Ucraina, la polizia colpisce giornalisti e medici soccorritori

Il rapporto di Human Rights Watch è chiaro: sono almeno tredici i casi in cui la polizia in Ucraina ha usato violenza contro giornalisti e medici. Si legge infatti sul sito dell’organizzazione che i poliziotti hanno “Colpito con pallottole di gomma o ferito con granate per stordirli” mentre più avanti si legge di peggio: “[…] in alcuni casi la polizia ha deliberatamente preso di mira giornalisti e medici che non stavano prendendo parte alle proteste“. Secondo il gruppo di protesta non governativo, il numero dei casi aumenterebbe a sessanta e come ha affermato Anna Neistat, responsabile del programma Human Rights, non è credibile che accidentalmente vengano feriti dozzine di giornalisti e medici.

Sia i medici, i paramedici che i giornalisti intervistati da Human Rights Watch hanno confermato di indossare sempre indumenti con la croce rossa stampata e pettorine e casco con la scritta “Press” (stampa, ndr.). La denuncia riguarda le giornate comprese fra il 19 e il 22 gennaio quando i poliziotti erano armati fino ai denti per contenere le proteste a Kiev: gas lacrimogeni, proiettili di gomma e persino cannoni ad acqua. Peccato che siano stati presi letteralmente di mira anche coloro che erano lì per altri motivi.

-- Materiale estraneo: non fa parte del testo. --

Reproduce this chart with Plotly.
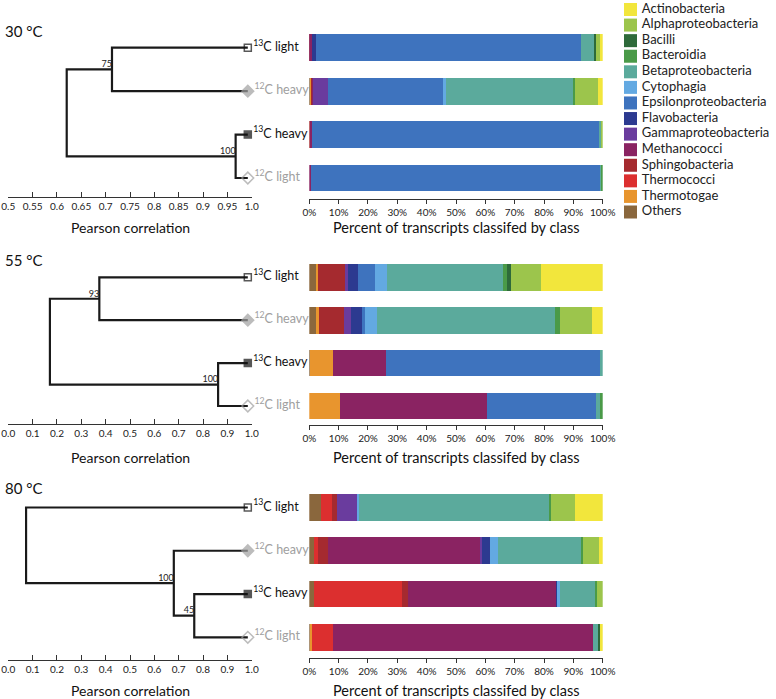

Due le curiosità sul caso. La prima riguarda una direttiva emanata dal Ministero dell’Interno ucraino che dopo gli incidenti del 2013, obbliga i giornalisti a vestire gilè arancioni catarifrangenti proprio per far sì che non vengano colpiti accidentalmente. La seconda riguarda una nota, sempre del Ministero, apparsa sul sito stesso il 23 gennaio in cui si sostiene che la polizia ha usato un megafono ordinando ai manifestanti di disperdersi, diverse volte nel giorno del 19 gennaio, accusando i partecipanti alle proteste che le loro violente azioni erano illegali. A questo punto l’ammissione a metà: la polizia è stata costretta ad usare la forza, non ha avuto scelta.

Ecco la testimonianza di Ola Shatna, 21 anni, giornalista riguardo i fatti del 22 gennaio: “Mi sono girata per allontanarmi e in una frazione di secondo mi sono ritrovata inginocchiata sull’asfalto, dopo aver sentito un forte rumore, e ho visto il mio casco rotto per terra. Mi devono aver colpito sulla testa con un manganello, non ho nemmeno capito cosa mi fosse successo, che hanno incominciato a prendermi a calci. Mi hanno preso il cellulare minacciando di rompere la macchina fotografica. Mi hanno detto ‘Vai al diavolo, corri e vai a lagnarti all’ospedale, digli che sei stata picchiata‘. Si stavano solo divertendo, insultandomi. Sono riuscita ad alzarmi e ho iniziato a battere in ritirata, ma ancora chiedendo indietro il mio cellulare. In quel momento, quando ero a cinque o sei metri distanti da loro, uno dei poliziotti ha alzato il suo fucile e mi ha sparato contro pallottole di gomma nella schiena. I proiettili non hanno attraversato il mio giubbotto ma mi hanno colpita molto forte“.

I medici presenti sul luogo delle manifestazioni più violente hanno ribadito il particolare di indossare le giacche della Croce Rossa Ucraina o una maglietta bianca sulla quale campeggiava una croce rossa e la scritta “Medical Aid” (Pronto Soccorso, ndr) indossata sopra i vestiti invernali, viste le temperature. Alcuni di loro indossavano anche un casco bianco con una croce rossa disegnata. I medici intervistati denunciano che nel momento in cui arrivarono sul posto per prestare soccorso ai feriti avevano con sé barelle e kit per il primo soccorso. Inconfondibili dunque.

Una macchia infame che infanga un sistema già corrotto, ma che non si pensava fino a questo punto. Ecco che allora le proteste cambiano volto in un certo senso, forse qualcuno inizierà a vederle con un occhio diverso. Non si tratta solo della scelta “europeista” quella che incendia e arma le piazze e gli ucraini a Kiev, dietro c’è molto di più ed ora è stato palesemente reso pubblico, nel caso qualcuno avesse ancora dubbi.